The following is based on a press release. A story about test scores in the Naugatuck area is forthcoming. Detailed results can be found on CTReports.com.
Student performance on the Connecticut Mastery Test increased in several grades and subjects from last year, continuing a trend of incremental improvement since the CMT baseline year of 2006. The most consistent and significant increases in performance were in reading and writing; student performance in math and science increased in the early grades but declined in later grades.
The results of the 2012 Connecticut Academic Performance Test (CAPT) were mixed. While student performance increased in all content areas when compared to the CAPT baseline year of 2007, it decreased in some areas when compared to last year. Compared to 2011, performance increased slightly in writing, remained relatively constant in science and reading, and decreased in mathematics.
Different metrics for measuring Connecticut’s income-based achievement gap (using eligibility for free or reduced price meals as a proxy for poverty) paint a mixed picture of whether the gaps are narrowing.
Examining changes in the percentage of students who perform at or above the Proficient and Goal levels shows that in nearly every grade level and content area, the gaps between low- and higher-income students have narrowed since 2006, further closing in the most recent year. Vertical scale score data, which measures cohort growth over time, shows the gap narrowing modestly in some content areas, but also reveals cases in which the gap is widening. Both metrics clearly reveal that the gap in achievement between low- and higher-income students persists, with more than twice the percentage of higher-income students performing at or above the Goal level than lower-income students in many grade levels and content areas.
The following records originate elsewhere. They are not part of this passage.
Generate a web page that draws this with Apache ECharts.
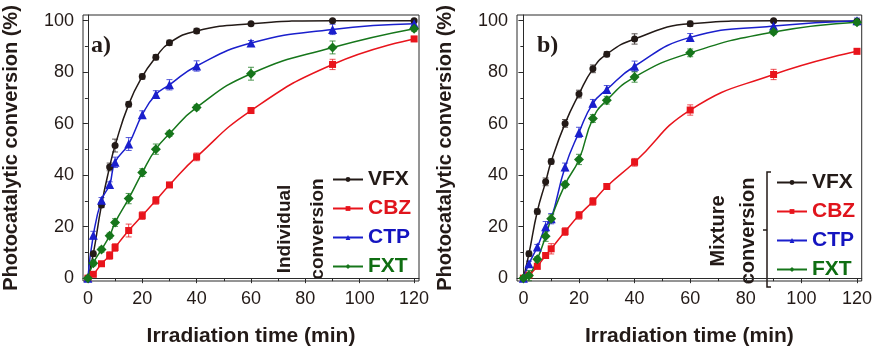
<!DOCTYPE html>
<html><head><meta charset="utf-8">
<script src="https://cdn.jsdelivr.net/npm/echarts@6/dist/echarts.min.js"></script>
<style>html,body{margin:0;padding:0;background:#fff}#c{width:875px;height:352px}</style>
</head><body><div id="c"></div>
<script>
const times = [0, 2, 5, 8, 10, 15, 20, 25, 30, 40, 60, 90, 120];
const xMajorTicks = [0, 20, 40, 60, 80, 100, 120];
const xMinorTicks = [10, 30, 50, 70, 90, 110];
const yMajorTicks = [0, 20, 40, 60, 80, 100];
const yMinorTicks = [10, 30, 50, 70, 90];
const names = ['VFX', 'CBZ', 'CTP', 'FXT'];

// Panel a) individual conversion
const vfxA = [0, 9.5, 28.4, 43.2, 51.5, 67.5, 78.3, 85.8, 91.4, 96.0, 98.8, 100, 100];
const cbzA = [0, 1.5, 5.6, 8.8, 11.9, 18.5, 24.3, 30.2, 36.2, 47.1, 65.1, 83.0, 92.9];
const ctpA = [0, 16.7, 30.3, 36.4, 45.0, 52.1, 63.5, 71.3, 75.1, 82.4, 91.3, 96.6, 98.8];
const fxtA = [0, 5.8, 11.1, 16.5, 21.6, 30.9, 41.0, 50.1, 56.1, 66.3, 79.4, 89.6, 96.9];
const vfxAErr = [0, 1, 1, 1.5, 2.5, 1, 1, 1, 1, 1, 0.5, 0.5, 0.5];
const cbzAErr = [0, 0.5, 0.5, 1.5, 1.5, 2.5, 1.5, 1.5, 1, 1.5, 1, 2, 1];
const ctpAErr = [0, 1.5, 1, 1, 2, 2.5, 1.5, 1.5, 2, 2, 1, 2, 1];
const fxtAErr = [0, 1, 1, 1, 1.5, 2, 1.5, 2, 1, 1, 2.5, 2.5, 1];

// Panel b) mixture conversion
const vfxB = [0, 9.5, 25.9, 37.4, 45.3, 60.1, 71.5, 81.3, 87.0, 92.9, 98.8, 100, 99.8];
const cbzB = [0, 1.2, 4.6, 8.8, 11.4, 18.1, 24.4, 29.8, 35.6, 45.0, 65.3, 79.1, 88.1];
const ctpB = [0, 5.6, 12.1, 20.0, 23.1, 43.2, 56.6, 67.9, 73.3, 82.3, 93.5, 97.9, 100];
const fxtB = [0, 1.0, 7.3, 16.3, 23.1, 36.4, 46.1, 62.0, 69.1, 78.1, 87.5, 95.6, 99.4];
const vfxBErr = [0, 1, 1, 1.5, 1, 1.5, 1.5, 1.5, 1, 2, 1, 0.5, 0.5];
const cbzBErr = [0, 1, 1, 1, 2, 1.5, 1.5, 1.5, 1, 1.5, 2, 2, 1];
const ctpBErr = [0, 1, 1, 2, 2, 1.5, 2, 1.5, 1.5, 2, 1.5, 1.5, 1];
const fxtBErr = [0, 2, 1, 2, 1.5, 1, 2, 1.5, 1.5, 2, 1.5, 1, 1];

const colors = {VFX: '#231a17', CBZ: '#e8141c', CTP: '#1a1fcc', FXT: '#16761b'};
const textColors = {VFX: '#231a17', CBZ: '#e0141c', CTP: '#1414c0', FXT: '#0f6e12'};
const symbols = {VFX: 'circle', CBZ: 'rect', CTP: 'triangle', FXT: 'diamond'};
const symSizes = {VFX: 7, CBZ: 7, CTP: 9, FXT: 10};

const tickFont = '"Liberation Sans Narrow", "Arial Narrow", "Liberation Sans", Arial, sans-serif';
const boldFont = '"Liberation Sans", Arial, sans-serif';

const panels = [
  {vals: [vfxA, cbzA, ctpA, fxtA], errs: [vfxAErr, cbzAErr, ctpAErr, fxtAErr], left: 76, width: 343, min: -1.8, max: 121.8},
  {vals: [vfxB, cbzB, ctpB, fxtB], errs: [vfxBErr, cbzBErr, ctpBErr, fxtBErr], left: 517, width: 345, min: -2.3, max: 121.7}
];

const grid = [], xAxis = [], yAxis = [], series = [];
panels.forEach((p, pi) => {
  grid.push({left: p.left, top: 15, width: p.width, height: 276, show: true, borderColor: '#2a2a2a', borderWidth: 1, backgroundColor: 'transparent'});
  xAxis.push({
    type: 'value', gridIndex: pi, min: p.min, max: p.max, position: 'bottom',
    name: 'Irradiation time (min)', nameLocation: 'middle', nameGap: 45,
    nameTextStyle: {fontFamily: boldFont, fontWeight: 'bold', fontSize: 21, color: '#231a17'},
    axisLine: {show: true, lineStyle: {color: '#2a2a2a', width: 1}},
    axisTick: {show: true, inside: false, length: 5, customValues: xMajorTicks, lineStyle: {color: '#2a2a2a'}},
    axisLabel: {show: true, customValues: xMajorTicks, margin: 9, fontFamily: tickFont, fontSize: 18, color: '#231a17'},
    splitLine: {show: false}
  });
  xAxis.push({
    type: 'value', gridIndex: pi, min: p.min, max: p.max, position: 'bottom',
    axisLine: {show: false},
    axisTick: {show: true, inside: false, length: 3, customValues: xMinorTicks, lineStyle: {color: '#2a2a2a'}},
    axisLabel: {show: false}, splitLine: {show: false}
  });
  yAxis.push({
    type: 'value', gridIndex: pi, min: -1.1, max: 102.2, position: 'left',
    name: 'Photocatalytic conversion (%)', nameLocation: 'middle', nameGap: 62,
    nameTextStyle: {fontFamily: boldFont, fontWeight: 'bold', fontSize: 20, color: '#231a17'},
    axisLine: {show: true, lineStyle: {color: '#2a2a2a', width: 1}},
    axisTick: {show: true, inside: false, length: 5, customValues: yMajorTicks, lineStyle: {color: '#2a2a2a'}},
    axisLabel: {show: true, customValues: yMajorTicks, margin: 9, fontFamily: tickFont, fontSize: 18, color: '#231a17'},
    splitLine: {show: false}
  });
  yAxis.push({
    type: 'value', gridIndex: pi, min: -1.1, max: 102.2, position: 'left',
    axisLine: {show: false},
    axisTick: {show: true, inside: false, length: 3, customValues: yMinorTicks, lineStyle: {color: '#2a2a2a'}},
    axisLabel: {show: false}, splitLine: {show: false}
  });
  names.forEach((n, si) => {
    const vals = p.vals[si], errs = p.errs[si];
    series.push({
      type: 'custom', name: n + ' err ' + pi, xAxisIndex: pi * 2, yAxisIndex: pi * 2, z: 2,
      data: times.map((t, i) => [t, vals[i], errs[i]]).filter(d => d[2] > 0),
      renderItem: (params, api) => {
        const x = api.value(0), y = api.value(1), e = api.value(2);
        const top = api.coord([x, y + e]), bot = api.coord([x, y - e]);
        const w = 3;
        const st = {stroke: colors[n], lineWidth: 1, opacity: 0.75};
        return {type: 'group', children: [
          {type: 'line', shape: {x1: top[0], y1: top[1], x2: bot[0], y2: bot[1]}, style: st},
          {type: 'line', shape: {x1: top[0] - w, y1: top[1], x2: top[0] + w, y2: top[1]}, style: st},
          {type: 'line', shape: {x1: bot[0] - w, y1: bot[1], x2: bot[0] + w, y2: bot[1]}, style: st}
        ]};
      }
    });
    series.push({
      type: 'line', name: n, xAxisIndex: pi * 2, yAxisIndex: pi * 2, z: 3,
      data: times.map((t, i) => [t, vals[i]]),
      smooth: 0.5,
      symbol: symbols[n], symbolSize: symSizes[n],
      lineStyle: {color: colors[n], width: 1.5},
      itemStyle: {color: colors[n]},
      animation: false
    });
  });
});

const legendData = names.map(n => ({name: n, textStyle: {color: textColors[n]}}));
const legendBase = {
  orient: 'vertical', itemWidth: 30, itemHeight: 6, itemGap: 8, padding: 0, selectedMode: false,
  textStyle: {fontFamily: boldFont, fontWeight: 'bold', fontSize: 21, lineHeight: 21}, data: legendData
};

const option = {
  backgroundColor: '#ffffff',
  animation: false,
  grid, xAxis, yAxis, series,
  legend: [
    Object.assign({}, legendBase, {left: 332, top: 169}),
    Object.assign({}, legendBase, {left: 776, top: 172})
  ],
  graphic: [
    {type: 'text', left: 91, top: 34, style: {text: 'a)', font: 'bold 24px "Liberation Serif", "Times New Roman", serif', fill: '#231a17'}},
    {type: 'text', left: 537, top: 34, style: {text: 'b)', font: 'bold 24px "Liberation Serif", "Times New Roman", serif', fill: '#231a17'}},
    {type: 'text', x: 285, y: 229, rotation: Math.PI / 2, style: {text: 'Individual', font: 'bold 19px "Liberation Sans", Arial, sans-serif', fill: '#231a17', align: 'center', verticalAlign: 'middle'}},
    {type: 'text', x: 318, y: 229, rotation: Math.PI / 2, style: {text: 'conversion', font: 'bold 19px "Liberation Sans", Arial, sans-serif', fill: '#231a17', align: 'center', verticalAlign: 'middle'}},
    {type: 'text', x: 718, y: 231, rotation: Math.PI / 2, style: {text: 'Mixture', font: 'bold 20px "Liberation Sans", Arial, sans-serif', fill: '#231a17', align: 'center', verticalAlign: 'middle'}},
    {type: 'text', x: 748, y: 231, rotation: Math.PI / 2, style: {text: 'conversion', font: 'bold 20px "Liberation Sans", Arial, sans-serif', fill: '#231a17', align: 'center', verticalAlign: 'middle'}},
    {type: 'polyline', shape: {points: [[771, 172], [767, 172], [767, 287], [771, 287]]}, style: {stroke: '#231a17', lineWidth: 1.5, fill: null}},
    {type: 'line', shape: {x1: 763, y1: 230, x2: 767, y2: 230}, style: {stroke: '#231a17', lineWidth: 1.5}}
  ]
};

const chart = echarts.init(document.getElementById('c'), null, {renderer: 'canvas'});
chart.setOption(option);
</script>
</body></html>
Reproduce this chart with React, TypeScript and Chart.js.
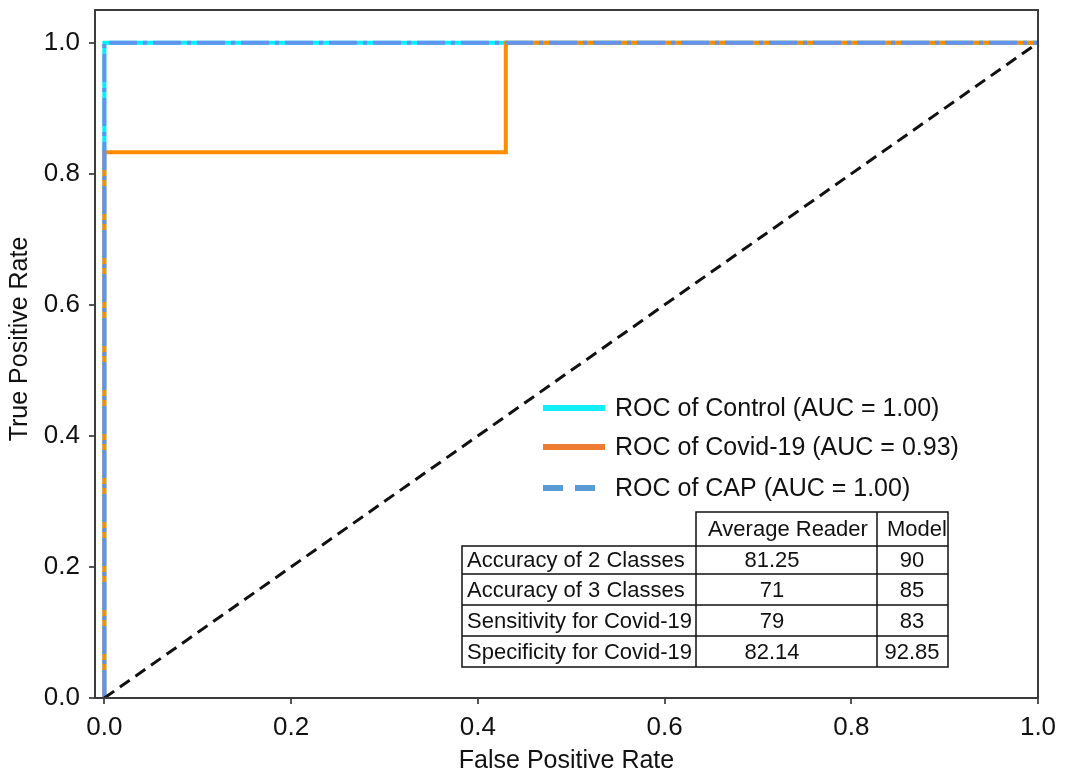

“We’re pleased to see that there are signs of progress in our schools. That said — while schools are moving more students into Proficient- and Goal-level performance, significant gaps in achievement continue between economically disadvantaged students and their peers,” Stefan Pryor, Connecticut Commissioner of Education said. “So there is reason for optimism regarding our system’s ability to advance, as well as cause for continuing concern. We need to work together to implement the reforms and initiatives we’ve recently launched in order to build on areas of progress and remedy the persistent problems in our schools.”
The CAPT assesses more 40,000 students on their integration and application of skills in the academic content areas of mathematics, reading across the disciplines, writing across the disciplines, and science.